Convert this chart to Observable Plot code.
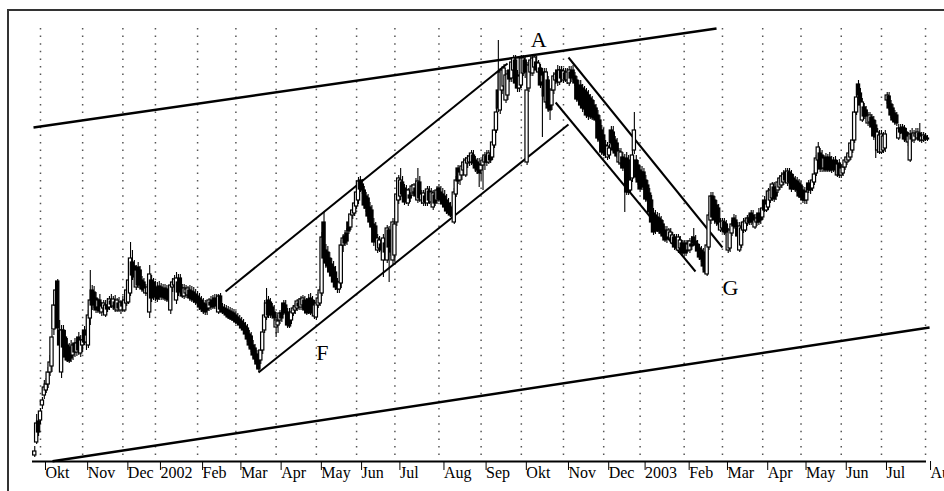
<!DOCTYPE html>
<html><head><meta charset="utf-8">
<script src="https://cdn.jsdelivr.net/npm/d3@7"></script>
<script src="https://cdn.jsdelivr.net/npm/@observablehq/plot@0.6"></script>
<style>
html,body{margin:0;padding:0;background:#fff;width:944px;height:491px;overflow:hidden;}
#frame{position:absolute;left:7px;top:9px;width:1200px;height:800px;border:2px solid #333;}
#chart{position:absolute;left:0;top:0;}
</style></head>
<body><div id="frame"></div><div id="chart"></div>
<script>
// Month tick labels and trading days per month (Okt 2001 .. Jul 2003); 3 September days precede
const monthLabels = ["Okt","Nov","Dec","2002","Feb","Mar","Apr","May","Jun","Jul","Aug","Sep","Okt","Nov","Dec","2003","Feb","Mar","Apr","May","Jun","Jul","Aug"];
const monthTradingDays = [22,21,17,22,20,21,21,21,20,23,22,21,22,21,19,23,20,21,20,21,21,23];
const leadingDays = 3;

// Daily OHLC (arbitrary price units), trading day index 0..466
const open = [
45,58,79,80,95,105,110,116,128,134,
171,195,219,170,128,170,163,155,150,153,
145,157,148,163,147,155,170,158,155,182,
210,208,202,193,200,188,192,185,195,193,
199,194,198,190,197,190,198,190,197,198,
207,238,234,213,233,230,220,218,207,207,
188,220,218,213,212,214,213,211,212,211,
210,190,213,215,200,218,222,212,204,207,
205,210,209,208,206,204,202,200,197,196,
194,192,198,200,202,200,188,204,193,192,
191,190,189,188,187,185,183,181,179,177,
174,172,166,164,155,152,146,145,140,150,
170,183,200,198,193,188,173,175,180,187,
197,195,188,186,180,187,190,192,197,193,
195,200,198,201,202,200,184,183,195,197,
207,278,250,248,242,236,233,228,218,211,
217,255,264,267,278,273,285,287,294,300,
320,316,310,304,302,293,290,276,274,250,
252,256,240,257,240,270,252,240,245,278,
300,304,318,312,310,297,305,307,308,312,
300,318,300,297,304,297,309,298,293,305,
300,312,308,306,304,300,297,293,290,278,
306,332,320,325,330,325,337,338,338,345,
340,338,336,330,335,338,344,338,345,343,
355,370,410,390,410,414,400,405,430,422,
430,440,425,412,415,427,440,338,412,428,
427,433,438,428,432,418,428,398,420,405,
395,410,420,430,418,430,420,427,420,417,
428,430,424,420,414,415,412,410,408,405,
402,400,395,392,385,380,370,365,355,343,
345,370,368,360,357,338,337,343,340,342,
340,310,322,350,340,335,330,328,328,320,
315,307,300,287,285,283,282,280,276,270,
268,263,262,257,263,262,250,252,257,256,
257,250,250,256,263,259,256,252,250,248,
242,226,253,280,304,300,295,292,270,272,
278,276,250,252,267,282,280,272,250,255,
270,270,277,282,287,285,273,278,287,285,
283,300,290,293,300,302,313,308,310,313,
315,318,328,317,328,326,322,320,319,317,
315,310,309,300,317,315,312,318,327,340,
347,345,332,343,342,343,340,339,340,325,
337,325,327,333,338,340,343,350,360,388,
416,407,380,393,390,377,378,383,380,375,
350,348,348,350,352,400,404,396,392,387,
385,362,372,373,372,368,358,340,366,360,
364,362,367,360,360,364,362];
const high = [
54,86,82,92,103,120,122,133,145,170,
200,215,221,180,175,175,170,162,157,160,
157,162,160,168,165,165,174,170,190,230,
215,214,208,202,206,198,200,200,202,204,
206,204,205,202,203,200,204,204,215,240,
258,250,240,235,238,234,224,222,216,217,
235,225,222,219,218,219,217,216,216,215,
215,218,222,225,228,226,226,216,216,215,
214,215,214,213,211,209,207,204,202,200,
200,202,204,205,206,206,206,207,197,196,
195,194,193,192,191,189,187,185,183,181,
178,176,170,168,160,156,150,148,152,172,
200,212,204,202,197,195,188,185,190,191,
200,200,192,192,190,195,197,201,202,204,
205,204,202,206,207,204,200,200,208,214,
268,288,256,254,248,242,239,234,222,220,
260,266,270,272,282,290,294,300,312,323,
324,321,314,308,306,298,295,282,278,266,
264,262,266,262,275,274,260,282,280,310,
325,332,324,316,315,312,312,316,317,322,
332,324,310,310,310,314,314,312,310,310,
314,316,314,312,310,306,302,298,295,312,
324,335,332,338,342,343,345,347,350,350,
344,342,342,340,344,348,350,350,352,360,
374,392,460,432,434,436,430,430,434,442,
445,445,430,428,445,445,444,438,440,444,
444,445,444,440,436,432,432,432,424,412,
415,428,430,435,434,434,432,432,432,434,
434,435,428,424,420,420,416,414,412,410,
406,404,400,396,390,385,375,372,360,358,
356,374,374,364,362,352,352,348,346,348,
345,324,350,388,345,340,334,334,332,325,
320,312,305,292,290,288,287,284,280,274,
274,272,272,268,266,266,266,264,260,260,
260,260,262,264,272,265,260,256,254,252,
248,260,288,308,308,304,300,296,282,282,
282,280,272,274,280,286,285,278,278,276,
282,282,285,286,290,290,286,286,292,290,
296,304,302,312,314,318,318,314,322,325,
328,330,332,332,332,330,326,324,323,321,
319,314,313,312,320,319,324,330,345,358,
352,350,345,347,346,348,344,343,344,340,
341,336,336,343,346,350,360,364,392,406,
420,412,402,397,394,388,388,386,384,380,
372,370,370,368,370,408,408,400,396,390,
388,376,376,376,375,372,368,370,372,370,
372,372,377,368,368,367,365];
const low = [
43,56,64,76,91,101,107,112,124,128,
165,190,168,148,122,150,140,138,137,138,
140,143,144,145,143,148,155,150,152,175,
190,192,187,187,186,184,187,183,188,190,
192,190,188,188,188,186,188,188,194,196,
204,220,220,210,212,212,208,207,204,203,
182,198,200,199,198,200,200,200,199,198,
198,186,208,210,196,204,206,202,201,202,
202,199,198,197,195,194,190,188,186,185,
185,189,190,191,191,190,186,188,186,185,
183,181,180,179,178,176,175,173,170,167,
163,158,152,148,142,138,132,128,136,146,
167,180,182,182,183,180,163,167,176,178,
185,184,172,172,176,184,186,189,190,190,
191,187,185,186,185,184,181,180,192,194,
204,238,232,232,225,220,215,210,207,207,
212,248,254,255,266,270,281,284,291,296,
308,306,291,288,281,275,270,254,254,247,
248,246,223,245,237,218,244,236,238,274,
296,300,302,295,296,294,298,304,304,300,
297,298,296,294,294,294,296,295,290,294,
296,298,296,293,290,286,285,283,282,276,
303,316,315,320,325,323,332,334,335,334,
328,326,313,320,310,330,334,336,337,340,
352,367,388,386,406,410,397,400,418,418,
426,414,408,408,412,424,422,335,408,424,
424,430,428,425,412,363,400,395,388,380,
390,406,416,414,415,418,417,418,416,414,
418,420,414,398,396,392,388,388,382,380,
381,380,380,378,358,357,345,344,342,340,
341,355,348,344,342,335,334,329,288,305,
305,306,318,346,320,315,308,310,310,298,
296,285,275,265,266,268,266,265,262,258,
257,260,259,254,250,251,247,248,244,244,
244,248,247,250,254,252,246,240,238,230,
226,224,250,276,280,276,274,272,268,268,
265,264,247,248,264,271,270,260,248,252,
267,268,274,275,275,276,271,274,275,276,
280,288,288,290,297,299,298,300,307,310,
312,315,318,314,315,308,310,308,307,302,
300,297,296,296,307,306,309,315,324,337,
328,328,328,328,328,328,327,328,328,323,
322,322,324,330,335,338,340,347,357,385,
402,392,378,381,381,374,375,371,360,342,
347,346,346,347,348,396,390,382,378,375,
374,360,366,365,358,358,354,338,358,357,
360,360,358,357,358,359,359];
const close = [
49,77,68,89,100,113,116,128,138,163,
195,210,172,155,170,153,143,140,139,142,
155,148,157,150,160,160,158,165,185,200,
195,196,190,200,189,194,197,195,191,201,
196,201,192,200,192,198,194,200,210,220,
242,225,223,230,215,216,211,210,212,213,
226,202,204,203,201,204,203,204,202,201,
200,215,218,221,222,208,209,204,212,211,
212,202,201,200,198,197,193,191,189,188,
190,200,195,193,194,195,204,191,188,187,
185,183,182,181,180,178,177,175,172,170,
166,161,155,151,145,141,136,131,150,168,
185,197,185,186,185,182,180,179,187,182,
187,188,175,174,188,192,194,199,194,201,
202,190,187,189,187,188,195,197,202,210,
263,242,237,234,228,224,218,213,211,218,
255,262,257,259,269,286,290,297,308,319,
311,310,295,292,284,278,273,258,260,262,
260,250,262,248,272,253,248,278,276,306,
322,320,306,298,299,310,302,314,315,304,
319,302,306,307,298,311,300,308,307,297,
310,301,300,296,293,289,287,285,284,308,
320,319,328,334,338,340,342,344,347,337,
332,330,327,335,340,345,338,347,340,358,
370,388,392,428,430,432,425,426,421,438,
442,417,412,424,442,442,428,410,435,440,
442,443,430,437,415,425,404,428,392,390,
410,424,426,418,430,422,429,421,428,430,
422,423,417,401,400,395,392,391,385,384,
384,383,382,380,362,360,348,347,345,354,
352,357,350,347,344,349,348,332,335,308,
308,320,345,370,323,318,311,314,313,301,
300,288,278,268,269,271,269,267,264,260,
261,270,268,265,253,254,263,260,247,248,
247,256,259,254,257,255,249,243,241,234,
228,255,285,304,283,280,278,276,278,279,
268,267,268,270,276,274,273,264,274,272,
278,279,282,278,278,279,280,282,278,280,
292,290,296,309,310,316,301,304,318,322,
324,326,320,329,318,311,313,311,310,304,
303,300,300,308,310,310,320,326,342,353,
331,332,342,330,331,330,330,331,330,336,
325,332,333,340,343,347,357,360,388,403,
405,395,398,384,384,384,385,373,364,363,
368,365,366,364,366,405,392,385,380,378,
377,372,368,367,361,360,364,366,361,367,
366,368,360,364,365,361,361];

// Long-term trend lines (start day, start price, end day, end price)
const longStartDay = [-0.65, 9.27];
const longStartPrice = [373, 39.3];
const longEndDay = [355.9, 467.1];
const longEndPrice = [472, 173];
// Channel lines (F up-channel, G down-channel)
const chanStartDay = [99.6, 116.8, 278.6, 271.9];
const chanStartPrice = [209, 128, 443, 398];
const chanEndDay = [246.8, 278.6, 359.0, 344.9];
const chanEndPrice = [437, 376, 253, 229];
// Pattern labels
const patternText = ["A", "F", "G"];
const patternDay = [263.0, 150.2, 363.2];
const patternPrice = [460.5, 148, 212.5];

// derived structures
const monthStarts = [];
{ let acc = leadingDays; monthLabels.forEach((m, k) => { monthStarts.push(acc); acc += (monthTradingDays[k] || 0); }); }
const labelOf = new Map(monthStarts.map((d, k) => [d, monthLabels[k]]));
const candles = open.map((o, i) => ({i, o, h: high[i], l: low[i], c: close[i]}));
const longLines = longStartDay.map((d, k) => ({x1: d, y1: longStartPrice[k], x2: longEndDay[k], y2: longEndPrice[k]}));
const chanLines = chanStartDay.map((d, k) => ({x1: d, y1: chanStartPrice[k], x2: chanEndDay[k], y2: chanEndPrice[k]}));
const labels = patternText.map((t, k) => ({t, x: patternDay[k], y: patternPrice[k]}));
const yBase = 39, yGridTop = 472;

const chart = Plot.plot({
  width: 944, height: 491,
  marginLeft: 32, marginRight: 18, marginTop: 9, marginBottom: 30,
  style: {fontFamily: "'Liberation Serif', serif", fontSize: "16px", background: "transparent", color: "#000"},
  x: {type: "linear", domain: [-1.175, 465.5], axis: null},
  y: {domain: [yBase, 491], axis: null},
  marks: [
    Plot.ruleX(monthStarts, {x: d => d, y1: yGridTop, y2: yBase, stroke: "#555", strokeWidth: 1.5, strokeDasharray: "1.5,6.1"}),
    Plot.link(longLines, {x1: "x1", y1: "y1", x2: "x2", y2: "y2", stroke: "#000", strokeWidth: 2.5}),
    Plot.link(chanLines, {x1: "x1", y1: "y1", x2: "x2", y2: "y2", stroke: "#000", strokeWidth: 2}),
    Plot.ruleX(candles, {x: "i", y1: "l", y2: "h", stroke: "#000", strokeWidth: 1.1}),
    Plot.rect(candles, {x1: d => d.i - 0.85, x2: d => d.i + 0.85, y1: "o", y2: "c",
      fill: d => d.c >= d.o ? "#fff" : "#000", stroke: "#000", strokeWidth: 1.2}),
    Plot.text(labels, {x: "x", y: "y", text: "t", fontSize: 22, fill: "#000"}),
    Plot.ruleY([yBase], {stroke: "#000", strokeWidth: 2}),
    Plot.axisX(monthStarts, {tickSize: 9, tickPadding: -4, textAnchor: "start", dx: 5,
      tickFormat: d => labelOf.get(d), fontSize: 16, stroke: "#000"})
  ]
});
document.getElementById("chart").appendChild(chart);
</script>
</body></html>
######
WHAT IS BEING ASKED
Emit the lines of the material exactly, from its first line to the line containing "const leadingDays = 3;", inclusive; leave every picture out.

WRITTEN RESPONSE
Convert this chart to Observable Plot code.
<!DOCTYPE html>
<html><head><meta charset="utf-8">
<script src="https://cdn.jsdelivr.net/npm/d3@7"></script>
<script src="https://cdn.jsdelivr.net/npm/@observablehq/plot@0.6"></script>
<style>
html,body{margin:0;padding:0;background:#fff;width:944px;height:491px;overflow:hidden;}
#frame{position:absolute;left:7px;top:9px;width:1200px;height:800px;border:2px solid #333;}
#chart{position:absolute;left:0;top:0;}
</style></head>
<body><div id="frame"></div><div id="chart"></div>
<script>
// Month tick labels and trading days per month (Okt 2001 .. Jul 2003); 3 September days precede
const monthLabels = ["Okt","Nov","Dec","2002","Feb","Mar","Apr","May","Jun","Jul","Aug","Sep","Okt","Nov","Dec","2003","Feb","Mar","Apr","May","Jun","Jul","Aug"];
const monthTradingDays = [22,21,17,22,20,21,21,21,20,23,22,21,22,21,19,23,20,21,20,21,21,23];
const leadingDays = 3;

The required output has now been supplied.